Wie ist das praktisch möglich?

Aber wie ist das möglich, dass Forscher sich selbst zum Opfer fallen? Desmet meint, weil in jedem Untersuchungsverfahren zahllose Entscheidungen getroffen werden müssen, für die es keine logischen Gründe gebe. (Welches Messinstrument verwende ich? Auf welche Weise interpretiere ich die Messungen? Wie gehe ich mit fehlenden Daten um? usw.) Und in diesem Wald von Möglichkeiten würden Wissenschaftler offenbar unbewusst Optionen wählen, die dafür sorgen, dass die Studie Ergebnisse bringe, die ihnen wünschenswert erscheinen. Sein Fazit:

„Der fanatische Glaube an die Objektivität von Messungen und Zahlen, der charakteristisch ist für die mechanistische Ideologie, ist nicht nur unbegründet, sondern er ist auch gefährlich. Es entsteht eine Art wechselseitige Verstärkung zwischen subjektiven Vorurteilen und Zahlen: Je stärker die Vorurteile, desto mehr selektiert man die Zahlen, die die Vorurteile bestätigen. Und je mehr die Zahlen die Vorurteile bestätigen, desto stärker werden wiederum die Vorurteile. Auf die Coronakrise angewandt: Eine von Angst und Unbehagen durchdrungene Gesellschaft wählt aus dem Meer von Zahlen genau jene, die ihre Angst bestätigen, und diese Zahlen verstärken wiederum die Angst.“ (S. 85)

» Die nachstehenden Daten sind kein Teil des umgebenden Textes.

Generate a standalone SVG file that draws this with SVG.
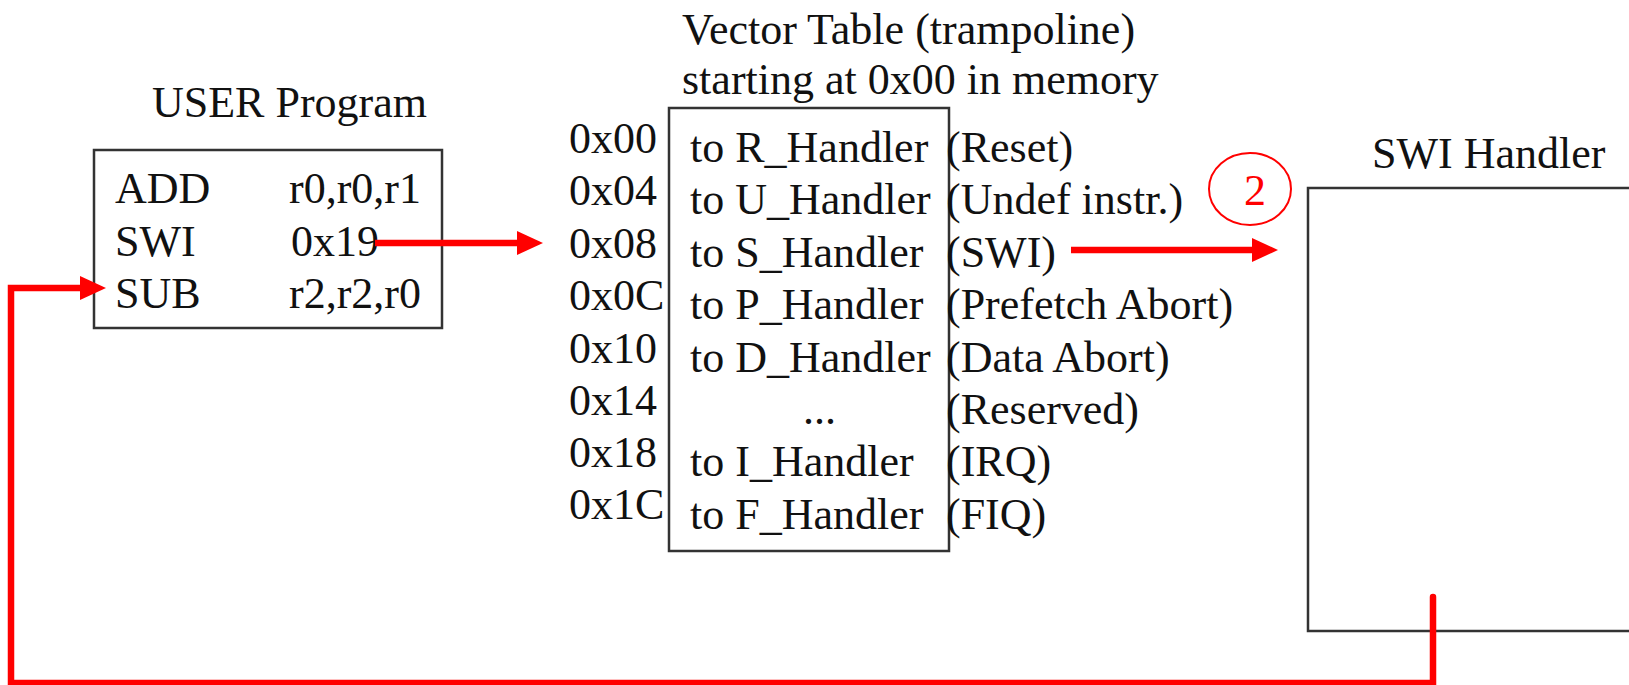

Welche Schlussfolgerungen sollte man aus all dem ziehen?

Wir dürfen Wissenschaft nicht zu einer quasi religiösen Autorität erheben und aus Wissenschaft eine Kirche machen, die wie zu Zeiten der Inquisition unumstößliche Dogmen verkündet. Stattdessen sollten wir der Wissenschaft mit der gleichen kritischen Grundhaltung begegnen, wie wir es auch bei Aussagen von Politikern, Medien, Lobbyisten, Bankern usw. tun würden – und Empfehlungen von Wissenschaftlern an die Politik nur dann Glauben schenken, wenn sie wirklich fundiert begründet sind. Aber vor allen Dingen sollten wir darauf bestehen, dass in wissenschaftlichen und politischen Debatten alle Stimmen gehört werden und nicht wie zu Zeiten der Inquisition nur die zugelassen werden, die den bestehenden Glauben stärken und nicht infrage stellen. Denn eine offene, demokratische Gesellschaft braucht den Streit und darf nur diejenigen ausschließen, die die Grundlagen der offenen, demokratischen Gesellschaft infrage stellen und nur einen Glauben, einen Lebensstil, eine bestimmte Werteausrichtung zulassen wollen.